What this task involves:
For the records below, say how many lines contain the string "that". Give the number only.

[Dataset items]
--- Start ---

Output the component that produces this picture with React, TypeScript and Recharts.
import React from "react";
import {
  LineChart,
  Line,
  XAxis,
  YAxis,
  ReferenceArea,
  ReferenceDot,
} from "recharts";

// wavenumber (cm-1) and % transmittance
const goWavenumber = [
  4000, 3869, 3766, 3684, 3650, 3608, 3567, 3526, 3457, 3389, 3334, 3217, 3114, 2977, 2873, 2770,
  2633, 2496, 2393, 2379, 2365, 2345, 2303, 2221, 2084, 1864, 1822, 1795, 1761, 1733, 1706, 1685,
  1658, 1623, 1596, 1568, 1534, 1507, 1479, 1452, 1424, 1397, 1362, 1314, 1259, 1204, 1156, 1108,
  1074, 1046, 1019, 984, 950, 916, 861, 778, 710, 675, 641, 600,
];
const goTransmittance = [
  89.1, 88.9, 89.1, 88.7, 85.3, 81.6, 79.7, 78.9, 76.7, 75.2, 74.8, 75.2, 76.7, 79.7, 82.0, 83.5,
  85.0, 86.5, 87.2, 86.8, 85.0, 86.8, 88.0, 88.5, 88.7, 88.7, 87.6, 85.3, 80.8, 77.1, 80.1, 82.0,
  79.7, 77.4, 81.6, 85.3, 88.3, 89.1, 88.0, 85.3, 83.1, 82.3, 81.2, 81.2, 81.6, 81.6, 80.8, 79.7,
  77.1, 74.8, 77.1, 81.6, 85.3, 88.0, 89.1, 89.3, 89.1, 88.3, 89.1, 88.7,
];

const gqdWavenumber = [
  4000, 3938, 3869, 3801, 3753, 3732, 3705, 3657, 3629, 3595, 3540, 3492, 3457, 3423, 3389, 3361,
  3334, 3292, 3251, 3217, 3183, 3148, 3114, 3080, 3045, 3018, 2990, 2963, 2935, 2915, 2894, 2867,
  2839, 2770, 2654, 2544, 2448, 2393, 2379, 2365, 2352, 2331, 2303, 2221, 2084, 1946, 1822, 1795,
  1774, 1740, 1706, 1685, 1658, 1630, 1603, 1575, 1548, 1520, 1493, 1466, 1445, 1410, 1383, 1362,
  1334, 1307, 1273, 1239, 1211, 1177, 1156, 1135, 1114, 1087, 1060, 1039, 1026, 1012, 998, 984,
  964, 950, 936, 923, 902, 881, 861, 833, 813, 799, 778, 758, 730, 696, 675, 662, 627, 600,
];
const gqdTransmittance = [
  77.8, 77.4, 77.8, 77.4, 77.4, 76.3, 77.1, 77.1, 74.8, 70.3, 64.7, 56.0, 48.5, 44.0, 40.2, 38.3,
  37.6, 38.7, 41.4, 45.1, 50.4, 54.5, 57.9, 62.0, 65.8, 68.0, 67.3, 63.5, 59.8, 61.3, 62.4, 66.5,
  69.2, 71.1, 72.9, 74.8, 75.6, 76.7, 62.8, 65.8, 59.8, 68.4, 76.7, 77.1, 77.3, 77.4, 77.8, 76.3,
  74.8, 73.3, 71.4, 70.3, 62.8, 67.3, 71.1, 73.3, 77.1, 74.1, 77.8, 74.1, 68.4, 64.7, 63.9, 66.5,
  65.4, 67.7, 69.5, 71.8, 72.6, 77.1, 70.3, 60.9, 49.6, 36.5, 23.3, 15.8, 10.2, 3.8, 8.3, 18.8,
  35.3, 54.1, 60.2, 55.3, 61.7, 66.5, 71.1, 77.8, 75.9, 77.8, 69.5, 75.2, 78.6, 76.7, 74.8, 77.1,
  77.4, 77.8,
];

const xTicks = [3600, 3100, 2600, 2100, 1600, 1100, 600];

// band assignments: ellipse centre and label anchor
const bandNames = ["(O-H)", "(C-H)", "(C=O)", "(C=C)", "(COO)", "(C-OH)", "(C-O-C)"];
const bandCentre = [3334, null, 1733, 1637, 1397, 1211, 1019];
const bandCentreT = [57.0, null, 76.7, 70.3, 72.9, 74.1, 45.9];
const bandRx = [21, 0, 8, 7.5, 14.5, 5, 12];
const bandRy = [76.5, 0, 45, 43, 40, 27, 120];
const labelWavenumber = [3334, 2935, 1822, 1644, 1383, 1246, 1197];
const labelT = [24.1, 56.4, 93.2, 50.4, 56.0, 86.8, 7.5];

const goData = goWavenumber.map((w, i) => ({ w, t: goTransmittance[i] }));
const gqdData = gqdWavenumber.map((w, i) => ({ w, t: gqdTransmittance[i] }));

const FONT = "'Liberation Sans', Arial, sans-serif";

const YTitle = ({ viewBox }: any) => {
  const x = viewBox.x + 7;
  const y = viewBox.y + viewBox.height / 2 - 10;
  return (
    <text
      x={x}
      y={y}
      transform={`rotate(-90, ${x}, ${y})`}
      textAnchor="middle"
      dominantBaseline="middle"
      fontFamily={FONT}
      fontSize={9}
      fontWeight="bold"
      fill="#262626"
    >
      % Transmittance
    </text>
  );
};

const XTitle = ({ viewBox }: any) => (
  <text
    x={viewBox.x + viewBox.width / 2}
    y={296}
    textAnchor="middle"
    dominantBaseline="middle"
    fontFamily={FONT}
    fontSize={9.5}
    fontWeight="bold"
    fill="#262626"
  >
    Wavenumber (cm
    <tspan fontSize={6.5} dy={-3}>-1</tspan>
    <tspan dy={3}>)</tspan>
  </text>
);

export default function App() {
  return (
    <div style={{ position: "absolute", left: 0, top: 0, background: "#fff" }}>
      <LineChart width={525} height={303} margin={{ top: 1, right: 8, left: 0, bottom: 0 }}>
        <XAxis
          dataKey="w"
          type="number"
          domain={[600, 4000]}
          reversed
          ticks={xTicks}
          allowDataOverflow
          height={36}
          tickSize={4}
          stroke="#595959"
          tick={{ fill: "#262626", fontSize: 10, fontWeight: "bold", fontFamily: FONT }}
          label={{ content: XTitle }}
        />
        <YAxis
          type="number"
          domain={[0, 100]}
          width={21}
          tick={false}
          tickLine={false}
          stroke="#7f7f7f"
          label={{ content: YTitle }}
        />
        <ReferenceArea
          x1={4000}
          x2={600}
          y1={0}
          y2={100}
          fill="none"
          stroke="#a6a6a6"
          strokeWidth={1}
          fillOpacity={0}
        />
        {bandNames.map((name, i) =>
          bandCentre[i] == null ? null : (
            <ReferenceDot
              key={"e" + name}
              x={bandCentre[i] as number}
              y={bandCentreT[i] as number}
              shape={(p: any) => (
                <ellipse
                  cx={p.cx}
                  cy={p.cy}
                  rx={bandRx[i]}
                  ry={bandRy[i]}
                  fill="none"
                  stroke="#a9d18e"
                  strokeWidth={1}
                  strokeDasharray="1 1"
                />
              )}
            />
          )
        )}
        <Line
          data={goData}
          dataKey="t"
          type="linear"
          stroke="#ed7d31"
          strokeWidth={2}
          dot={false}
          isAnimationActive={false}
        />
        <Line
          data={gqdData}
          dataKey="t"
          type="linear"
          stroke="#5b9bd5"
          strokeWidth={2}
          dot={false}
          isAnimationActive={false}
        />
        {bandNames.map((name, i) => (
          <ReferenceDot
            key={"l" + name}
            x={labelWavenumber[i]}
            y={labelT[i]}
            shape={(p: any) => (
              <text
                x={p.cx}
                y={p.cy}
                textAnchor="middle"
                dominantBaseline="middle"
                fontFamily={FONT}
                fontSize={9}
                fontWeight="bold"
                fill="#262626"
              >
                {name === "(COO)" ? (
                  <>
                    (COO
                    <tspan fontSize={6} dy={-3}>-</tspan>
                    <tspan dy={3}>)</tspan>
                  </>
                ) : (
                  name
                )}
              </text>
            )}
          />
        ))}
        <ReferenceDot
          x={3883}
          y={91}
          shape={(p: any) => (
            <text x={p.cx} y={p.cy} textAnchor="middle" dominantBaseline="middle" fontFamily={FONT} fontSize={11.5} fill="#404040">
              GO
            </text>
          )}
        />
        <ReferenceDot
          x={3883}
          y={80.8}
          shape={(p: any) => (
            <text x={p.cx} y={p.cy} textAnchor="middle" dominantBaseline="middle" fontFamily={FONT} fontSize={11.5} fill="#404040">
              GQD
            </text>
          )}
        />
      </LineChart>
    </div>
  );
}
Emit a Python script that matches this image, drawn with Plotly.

--- End ---

Exercise result:
2